Disaster Service: top

After natural disaster, the Chocolate Vanilla Arborists will be hired by the power companies and municipalities to remove trees for rapid return to normal community activities. As is, arborists are called in from other cities, states and, even, Canada. This external call-in results in higher disaster costs and longer disaster delays.

Preventative cutting: With droughts increasing, it would be good for trees if they were de-crowned, that is, remove the third of the tree so it does not need as much water to remain viable but its shading/cooling diameter remains intact. Trees would survive better and longer.

Summary of what Chocolate Vanilla Arborists does: top

  1. Puts vets to work.
  2. Cuts the cost of cradle-to-grave tree management by 50%.
  3. Cuts insurance costs.
  4. Cuts electricity costs.
  5. Speeds up recovery from natural disasters.
  6. Reclaims carbon in a renewable manner with an energy bonus compared to rotting in the ground or in a garbage dump.
  7. Helps, most importantly, retard or reverse global warming.

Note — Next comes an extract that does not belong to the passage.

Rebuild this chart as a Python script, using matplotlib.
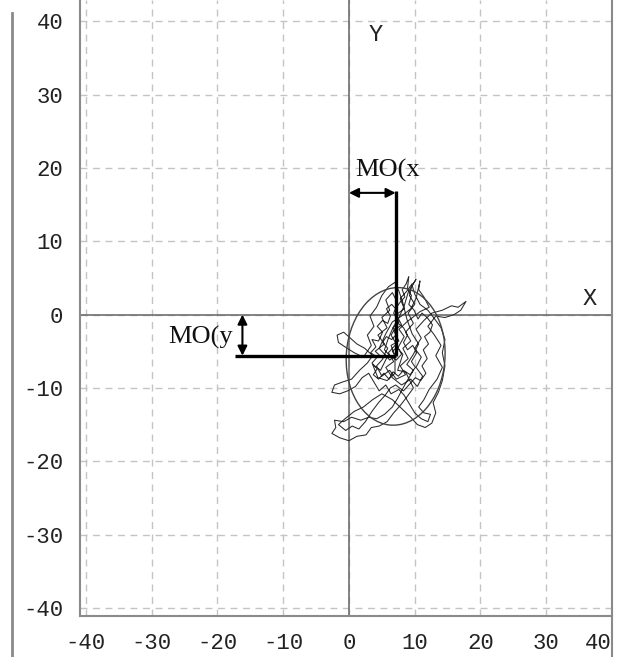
import matplotlib
matplotlib.use("Agg")
import matplotlib.pyplot as plt
from matplotlib.patches import Ellipse
from matplotlib.lines import Line2D

# ---------------- data ----------------
x_ticks = [-40, -30, -20, -10, 0, 10, 20, 30, 40]
y_ticks = [-40, -30, -20, -10, 0, 10, 20, 30, 40]

mo_x = 7.1          # mean offset along X
mo_y = -5.6         # mean offset along Y
mo_x_line_top = 16.9
mo_y_line_left = -17.4
arrow_x_level = 16.6
arrow_y_pos = -16.2

ellipse_center = (7.1, -5.7)
ellipse_width = 15.0
ellipse_height = 18.8
ellipse_angle = -6

trace_points = [
    (7.0, -5.6), (6.4, -4.2), (7.6, -3.6), (6.8, -2.2), (8.0, -1.4), (7.2, 0.0),
    (8.4, 0.8), (7.8, 2.2), (8.8, 3.2), (9.6, 4.2), (9.2, 2.6), (10.0, 1.4),
    (9.0, 0.2), (9.8, -1.2), (8.6, -2.4), (9.4, -3.6), (8.2, -4.6), (9.0, -6.0),
    (7.8, -7.0), (8.6, -8.2), (7.2, -8.8), (6.2, -7.6), (5.0, -8.4), (4.2, -7.0),
    (5.2, -6.0), (4.0, -5.0), (5.4, -4.0), (4.4, -2.8), (5.8, -1.8), (5.0, -0.4),
    (6.2, 0.6), (5.6, 2.0), (6.6, 3.0), (7.4, 1.6), (6.8, 0.2), (7.6, -1.0),
    (6.4, -2.8), (7.2, -4.0), (6.0, -5.2), (6.8, -6.4), (5.6, -7.2), (6.6, -8.6),
    (8.0, -9.6), (9.4, -8.8), (10.4, -9.8), (11.2, -8.4), (10.2, -7.2), (11.0, -5.8),
    (10.0, -4.6), (11.0, -3.2), (10.2, -2.0), (11.4, -0.8), (12.6, 0.2), (14.2, 0.6),
    (15.6, 1.2), (16.6, 1.0), (17.8, 1.8), (17.0, 0.6), (16.0, 0.0), (14.6, -0.4),
    (13.2, -0.2), (12.0, -1.6), (13.0, -2.8), (14.0, -4.2), (13.2, -5.6), (14.2, -7.2),
    (13.4, -8.8), (12.2, -10.2), (11.4, -11.6), (10.6, -12.6), (11.4, -13.4), (12.4, -13.6),
    (12.0, -14.6), (11.0, -14.2), (10.0, -13.4), (9.2, -12.2), (8.4, -11.0), (7.6, -10.2),
    (6.4, -10.8), (5.6, -9.6), (4.6, -10.4), (3.8, -9.2), (3.0, -8.0), (2.0, -8.6),
    (1.0, -9.8), (-0.2, -10.4), (-1.4, -10.8), (-2.6, -10.6), (-2.2, -9.6), (-1.0, -9.2),
    (0.4, -8.8), (1.6, -7.6), (2.8, -6.6), (3.6, -5.6), (2.4, -4.6), (1.2, -4.0),
    (0.2, -3.2), (-0.8, -2.4), (-1.8, -2.8), (-1.6, -3.8), (-0.6, -4.4), (0.8, -5.2),
    (2.2, -5.8), (3.4, -4.2), (2.8, -2.8), (3.8, -1.6), (3.2, -0.2), (4.2, 1.0),
    (5.0, 2.6), (6.0, 3.8), (7.0, 4.4), (7.6, 3.2), (8.2, 1.6), (8.8, -0.6),
    (9.6, -2.6), (10.6, -4.0), (9.8, -5.4), (8.8, -6.8), (9.8, -7.6), (8.6, -9.4),
    (7.4, -11.4), (6.6, -12.6), (5.4, -13.6), (4.2, -14.2), (3.0, -14.0), (1.8, -14.4),
    (0.4, -14.0), (-0.8, -14.6), (-2.2, -14.4), (-2.0, -15.4), (-2.6, -16.2), (-1.4, -16.8),
    (0.0, -17.2), (1.2, -16.6), (2.6, -16.4), (3.4, -15.4), (4.6, -15.2), (5.8, -14.6),
    (6.8, -13.4), (7.8, -12.4), (9.0, -11.0), (9.8, -10.0), (8.6, -7.8), (7.4, -7.6),
    (8.2, -5.4), (7.4, -4.6), (8.4, -3.0), (7.6, -2.0), (8.8, -1.0), (10.8, 0.4),
    (12.2, 1.0), (11.4, 2.4), (10.6, 3.4), (10.8, 4.6), (10.2, 2.2), (9.4, 0.8),
    (8.0, -0.2), (6.6, -1.0), (5.6, -2.6), (4.6, -4.6), (5.8, -5.8), (4.8, -7.6),
    (3.6, -6.8), (4.4, -8.6), (5.8, -9.0), (7.0, -8.0), (7.0, -5.6),
    (6.2, -6.2), (5.4, -5.4), (5.9, -4.6), (5.1, -3.8), (5.7, -3.0), (6.5, -3.4),
    (7.3, -2.6), (6.7, -1.8), (7.5, -1.2), (8.3, -1.8), (8.9, -2.8), (8.3, -3.8),
    (8.9, -4.8), (9.7, -4.2), (10.3, -5.2), (9.5, -6.4), (10.1, -7.2), (9.3, -8.2),
    (8.3, -7.6), (7.5, -8.4), (6.7, -7.8), (6.1, -8.8), (5.3, -8.0), (4.5, -8.8),
    (3.7, -8.2), (4.3, -7.4), (3.5, -6.6), (4.3, -5.8), (3.3, -5.2), (4.1, -4.4),
    (3.5, -3.4), (4.5, -3.6), (5.1, -2.4), (4.3, -1.6), (5.1, -0.8), (5.9, -1.2),
    (6.3, -0.2), (5.7, 0.8), (6.5, 1.4), (7.1, 0.8), (7.7, 1.6), (8.5, 2.4),
    (8.1, 3.4), (8.7, 4.2), (9.1, 5.2), (8.9, 3.6), (9.5, 2.6), (9.1, 1.4),
    (9.9, 0.6), (10.5, -0.6), (11.1, 0.2), (11.9, -0.4), (12.7, -1.4), (12.3, -2.4),
    (11.5, -3.0), (12.1, -4.0), (11.3, -4.8), (11.9, -6.0), (11.1, -7.0), (11.7, -8.0),
    (10.9, -9.0), (10.1, -8.6), (9.1, -9.6), (8.3, -10.4), (7.1, -9.6), (6.3, -10.0),
    (5.5, -11.0), (4.5, -12.0), (3.5, -13.2), (2.5, -14.6), (1.5, -15.6), (0.5, -15.2),
    (-0.5, -15.8), (-1.6, -15.0), (-0.6, -14.2), (0.8, -13.2), (2.2, -12.6), (3.6, -11.6),
    (5.0, -10.8), (6.6, -11.6), (8.0, -12.8), (9.4, -14.0), (10.4, -15.0), (11.6, -15.4),
    (12.6, -14.8), (13.2, -13.4), (12.8, -12.0), (13.6, -10.6), (14.2, -9.0), (14.6, -7.0),
    (14.2, -5.2), (14.6, -3.4), (14.0, -1.8), (13.2, -0.8), (12.0, 0.6), (10.8, 1.4),
    (10.0, 2.8), (9.6, 4.0), (10.2, 4.8), (9.0, 3.0), (8.4, 1.2), (7.6, -0.4),
    (6.8, -1.6), (6.0, -3.2), (5.4, -4.8), (6.2, -5.6), (7.2, -6.2), (8.0, -5.4),
    (7.4, -4.4), (6.6, -5.0), (7.0, -5.6),
]

# ---------------- figure ----------------
W, H = 617, 657
fig = plt.figure(figsize=(W / 100, H / 100), dpi=100)
fig.patch.set_facecolor("white")
ax = fig.add_axes([80 / W, 41 / H, 532 / W, 616 / H])
ax.set_xlim(-40.9, 40)
ax.set_ylim(-41.1, 42.9)

mono = "Liberation Mono"
serif = "Liberation Serif"
grey = "#8a8a8a"

ax.set_xticks(x_ticks)
ax.set_yticks(y_ticks)
ax.set_xticklabels([str(v) for v in x_ticks], family=mono, fontsize=16, color="#222222")
ax.set_yticklabels([str(v) for v in y_ticks], family=mono, fontsize=16, color="#222222")
ax.get_xticklabels()[-1].set_horizontalalignment("right")
ax.tick_params(length=0, pad=12)
ax.grid(True, ls=(0, (5, 4)), color="#c4c4c4", lw=1.0)
ax.set_axisbelow(True)

ax.spines["top"].set_visible(False)
for s in ("left", "bottom", "right"):
    ax.spines[s].set_color(grey)
    ax.spines[s].set_linewidth(1.5)

# axes through origin
ax.axhline(0, color="#6e6e6e", lw=1.2, zorder=1)
ax.axvline(0, color="#6e6e6e", lw=1.2, zorder=1)

# trace
tx = [p[0] for p in trace_points]
ty = [p[1] for p in trace_points]
ax.plot(tx, ty, color="#2a2a2a", lw=0.75, zorder=3)

# confidence ellipse
ax.add_patch(Ellipse(ellipse_center, ellipse_width, ellipse_height, angle=ellipse_angle,
                     fill=False, edgecolor="#444444", lw=1.0, zorder=3))

# mean offset lines
ax.plot([mo_x, mo_x], [mo_x_line_top, mo_y], color="black", lw=2.4, zorder=4,
        solid_capstyle="butt")
ax.plot([mo_y_line_left, mo_x], [mo_y, mo_y], color="black", lw=2.4, zorder=4,
        solid_capstyle="butt")

arrow_kw = dict(arrowstyle="<|-|>", color="black", lw=1.5, mutation_scale=14,
                shrinkA=0, shrinkB=0)
ax.annotate("", xy=(0, arrow_x_level), xytext=(mo_x, arrow_x_level), arrowprops=arrow_kw)
ax.annotate("", xy=(arrow_y_pos, 0), xytext=(arrow_y_pos, mo_y), arrowprops=arrow_kw)

ax.text(0.9, 19.6, "MO(x", family=serif, fontsize=19, ha="left", va="center", color="#111111")
ax.text(-17.7, -3.1, "MO(y", family=serif, fontsize=19, ha="right", va="center", color="#111111")

ax.text(4.0, 38.2, "Y", family=mono, fontsize=17, ha="center", va="center", color="#222222")
ax.text(36.6, 2.2, "X", family=mono, fontsize=17, ha="center", va="center", color="#222222")

# decorative frame lines
fig.add_artist(Line2D([12 / W, 12 / W], [0, 1 - 13 / H], color=grey, lw=2,
                      transform=fig.transFigure))
fig.add_artist(Line2D([612 / W, 612 / W], [0, 41 / H], color=grey, lw=1.5,
                      transform=fig.transFigure))

fig.savefig("out.png", dpi=100)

Why vets get first chance: top

  1. Personal repayment--While I did not pay in full my debt, the military training, honorable discharge and GI Bill was the beginning of the good life for me.
  2. As the existential meltdown accelerates from climate chaos destroying the biomass and foodchain, military personnel who know the system will take care of them first and foremost will be less likely to take, as has been the case many times, the steps to a military dictatorship to preserve law and order so they get their survival items.
  3. While I think horribly of the Veterans Affair Administration, my concern for the vets is unqualified. It is a akin to how one should support the troops but not the political decision to misuse them.
  4. Note: Some personal friends will hired into the first startup because of my knowledge of their technical and managerial skills as well as work ethic. All employees in the prooving out initial team will receive a one-year lifehour credit bonus after one-year of "good conduct" service. Any demerits cuts the bonus in half, e.g., late to work, intoxicated, drug-use, domestic abuse. (I believe working with vets gives a vet another avenue to decompress from military service as well as an understanding of PTSD.)